**GIVEN TASK**
The lines to extract run from the first line of the material below to the line containing "fontsize=12.5, va='center', ha='left')", both included; leave the pictures behind.

**INFORMATION PROVIDED**
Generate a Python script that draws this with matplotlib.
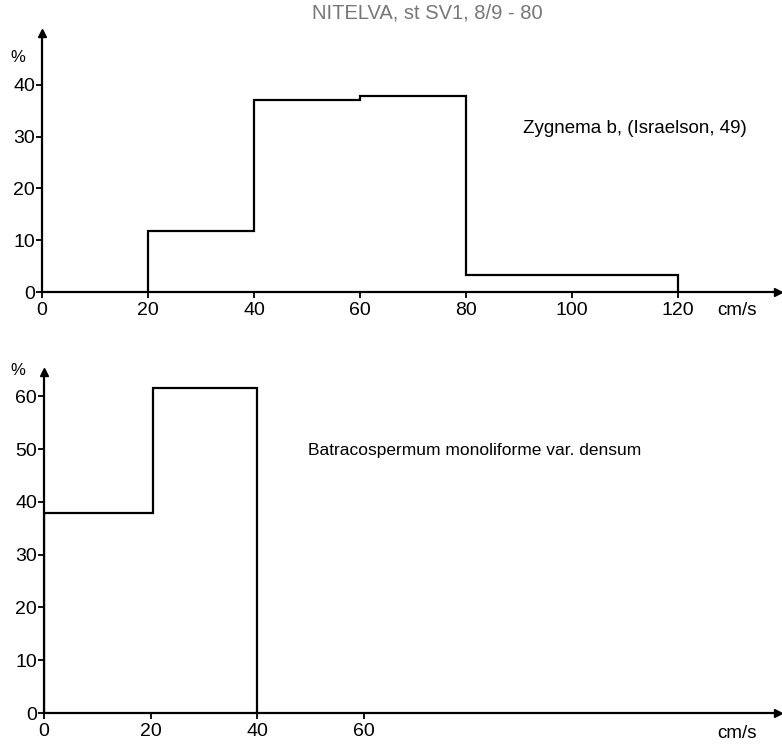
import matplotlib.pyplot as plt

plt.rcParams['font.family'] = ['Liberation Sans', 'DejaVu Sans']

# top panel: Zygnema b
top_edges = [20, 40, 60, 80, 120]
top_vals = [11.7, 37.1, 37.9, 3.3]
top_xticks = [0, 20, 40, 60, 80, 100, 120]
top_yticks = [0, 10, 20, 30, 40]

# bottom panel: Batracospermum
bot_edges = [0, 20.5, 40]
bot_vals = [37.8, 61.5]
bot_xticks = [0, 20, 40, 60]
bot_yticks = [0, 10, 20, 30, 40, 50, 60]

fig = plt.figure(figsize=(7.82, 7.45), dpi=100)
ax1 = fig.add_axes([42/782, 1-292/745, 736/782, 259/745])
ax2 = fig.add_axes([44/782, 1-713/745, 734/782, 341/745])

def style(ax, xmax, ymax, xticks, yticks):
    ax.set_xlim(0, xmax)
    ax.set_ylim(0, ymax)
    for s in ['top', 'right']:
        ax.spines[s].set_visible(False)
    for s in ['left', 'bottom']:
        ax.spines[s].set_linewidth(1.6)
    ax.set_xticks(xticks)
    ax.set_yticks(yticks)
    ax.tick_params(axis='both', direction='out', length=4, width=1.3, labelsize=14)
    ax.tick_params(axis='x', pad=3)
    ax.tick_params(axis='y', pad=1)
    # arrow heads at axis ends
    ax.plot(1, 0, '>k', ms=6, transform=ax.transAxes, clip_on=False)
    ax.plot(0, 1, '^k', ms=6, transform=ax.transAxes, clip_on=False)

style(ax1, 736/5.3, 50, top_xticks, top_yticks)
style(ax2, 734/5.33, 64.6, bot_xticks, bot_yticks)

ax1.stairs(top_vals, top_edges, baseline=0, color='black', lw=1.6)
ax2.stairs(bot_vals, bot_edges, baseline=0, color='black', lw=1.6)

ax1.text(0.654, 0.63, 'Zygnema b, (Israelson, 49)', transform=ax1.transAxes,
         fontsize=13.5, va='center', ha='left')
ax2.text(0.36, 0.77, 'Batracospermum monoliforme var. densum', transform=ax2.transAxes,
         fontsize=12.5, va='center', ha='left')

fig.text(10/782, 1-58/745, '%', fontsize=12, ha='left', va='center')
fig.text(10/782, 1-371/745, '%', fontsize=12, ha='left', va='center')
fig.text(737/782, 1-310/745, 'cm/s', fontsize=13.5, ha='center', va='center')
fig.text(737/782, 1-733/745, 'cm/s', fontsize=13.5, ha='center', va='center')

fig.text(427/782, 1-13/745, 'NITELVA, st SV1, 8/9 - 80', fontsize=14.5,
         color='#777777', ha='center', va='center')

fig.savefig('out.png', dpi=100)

**EXERCISE RESULT**
Generate a Python script that draws this with matplotlib.
import matplotlib.pyplot as plt

plt.rcParams['font.family'] = ['Liberation Sans', 'DejaVu Sans']

# top panel: Zygnema b
top_edges = [20, 40, 60, 80, 120]
top_vals = [11.7, 37.1, 37.9, 3.3]
top_xticks = [0, 20, 40, 60, 80, 100, 120]
top_yticks = [0, 10, 20, 30, 40]

# bottom panel: Batracospermum
bot_edges = [0, 20.5, 40]
bot_vals = [37.8, 61.5]
bot_xticks = [0, 20, 40, 60]
bot_yticks = [0, 10, 20, 30, 40, 50, 60]

fig = plt.figure(figsize=(7.82, 7.45), dpi=100)
ax1 = fig.add_axes([42/782, 1-292/745, 736/782, 259/745])
ax2 = fig.add_axes([44/782, 1-713/745, 734/782, 341/745])

def style(ax, xmax, ymax, xticks, yticks):
    ax.set_xlim(0, xmax)
    ax.set_ylim(0, ymax)
    for s in ['top', 'right']:
        ax.spines[s].set_visible(False)
    for s in ['left', 'bottom']:
        ax.spines[s].set_linewidth(1.6)
    ax.set_xticks(xticks)
    ax.set_yticks(yticks)
    ax.tick_params(axis='both', direction='out', length=4, width=1.3, labelsize=14)
    ax.tick_params(axis='x', pad=3)
    ax.tick_params(axis='y', pad=1)
    # arrow heads at axis ends
    ax.plot(1, 0, '>k', ms=6, transform=ax.transAxes, clip_on=False)
    ax.plot(0, 1, '^k', ms=6, transform=ax.transAxes, clip_on=False)

style(ax1, 736/5.3, 50, top_xticks, top_yticks)
style(ax2, 734/5.33, 64.6, bot_xticks, bot_yticks)

ax1.stairs(top_vals, top_edges, baseline=0, color='black', lw=1.6)
ax2.stairs(bot_vals, bot_edges, baseline=0, color='black', lw=1.6)

ax1.text(0.654, 0.63, 'Zygnema b, (Israelson, 49)', transform=ax1.transAxes,
         fontsize=13.5, va='center', ha='left')
ax2.text(0.36, 0.77, 'Batracospermum monoliforme var. densum', transform=ax2.transAxes,
         fontsize=12.5, va='center', ha='left')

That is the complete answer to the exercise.